The key to success in this environment is speed and precision. Identifying properties in Notice of Default (NOD) or Lis Pendens stages allows for direct negotiation, potentially avoiding competitive auctions. A typical pre-foreclosure negotiation, when handled efficiently, can close within 30-45 days, offering a win-win solution: the homeowner avoids foreclosure, and the investor acquires a property with built-in equity.
Consider a recent deal in Phoenix: a 3-bed, 2-bath property with an estimated ARV of $450,000. It was in pre-foreclosure with an outstanding mortgage balance of $280,000. An investor offered $320,000, covering the mortgage, arrears, and providing the homeowner with $40,000 in equity. After a $45,000 rehab, the property sold for $445,000, yielding a net profit of approximately $80,000. This kind of margin is increasingly rare in traditional retail acquisitions.

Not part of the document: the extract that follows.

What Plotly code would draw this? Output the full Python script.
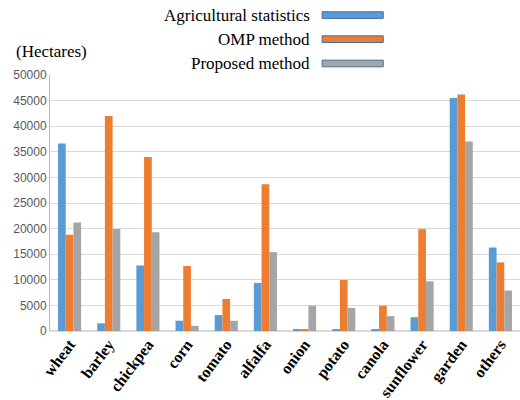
import plotly.graph_objects as go

# Crop areas in hectares
crops = ["wheat", "barley", "chickpea", "corn", "tomato", "alfalfa", "onion",
         "potato", "canola", "sunflower", "garden", "others"]
agri_stats = [36600, 1500, 12800, 2000, 3100, 9400, 200, 200, 200, 2700, 45500, 16300]
omp_method = [18800, 42000, 34000, 12700, 6250, 28650, 200, 9950, 4950, 19900, 46200, 13400]
proposed = [21200, 19900, 19300, 1000, 2000, 15400, 4950, 4500, 2900, 9700, 37000, 7900]

series_names = ["Agricultural statistics", "OMP method", "Proposed method"]
series_values = [agri_stats, omp_method, proposed]
colors = ["#5B9BD5", "#ED7D31", "#A5A5A5"]
y_ticks = [0, 5000, 10000, 15000, 20000, 25000, 30000, 35000, 40000, 45000, 50000]

fig = go.Figure()
for name, vals, col in zip(series_names, series_values, colors):
    fig.add_trace(go.Bar(x=crops, y=vals, name=name, marker_color=col,
                         marker_line_width=0, showlegend=False))

serif = "Liberation Serif, Times New Roman, serif"

# Legend above the plot, text on the left of each swatch
legend_y = [1.234, 1.140, 1.045]
for name, col, ly in zip(series_names, colors, legend_y):
    fig.add_annotation(x=0.557, y=ly, xref="paper", yref="paper", text=name,
                       showarrow=False, xanchor="right", yanchor="middle",
                       font=dict(family=serif, size=17, color="#000000"))
    fig.add_shape(type="rect", xref="paper", yref="paper",
                  x0=0.579, x1=0.709, y0=ly - 0.013, y1=ly + 0.013,
                  fillcolor=col, line=dict(color="#41719C", width=1))

fig.add_annotation(x=-0.076, y=1.09, xref="paper", yref="paper", text="(Hectares)",
                   showarrow=False, xanchor="left", yanchor="middle",
                   font=dict(family=serif, size=17, color="#000000"))

fig.update_layout(
    width=520, height=400,
    margin=dict(l=50, r=0, t=75, b=69),
    paper_bgcolor="white", plot_bgcolor="white",
    barmode="group", bargap=0.41, bargroupgap=0,
    xaxis=dict(tickangle=-53, automargin=False,
               tickfont=dict(family=serif, size=16, color="#000000", weight="bold"),
               showline=False, ticks="", showgrid=False),
    yaxis=dict(range=[0, 50000], tickvals=y_ticks, tickformat="d", ticks="",
               automargin=False,
               tickfont=dict(family="Liberation Sans, Arial, sans-serif", size=12,
                             color="#595959"),
               showgrid=True, gridcolor="#D9D9D9", gridwidth=1,
               showline=True, linecolor="#9DC3E6", linewidth=1,
               zeroline=True, zerolinecolor="#D9D9D9"),
)

fig.write_html("out.html")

"The market doesn't hand you these deals; you have to actively seek them out, understand the legal timelines, and build rapport with distressed homeowners," adds Michael Vance, a real estate attorney specializing in foreclosure defense. "Those who master these skills are consistently outperforming the broader market."
For investors serious about building lasting wealth, understanding the nuances of distressed property acquisition isn't just an option—it's a necessity. The opportunities are there for those prepared to act decisively and ethically.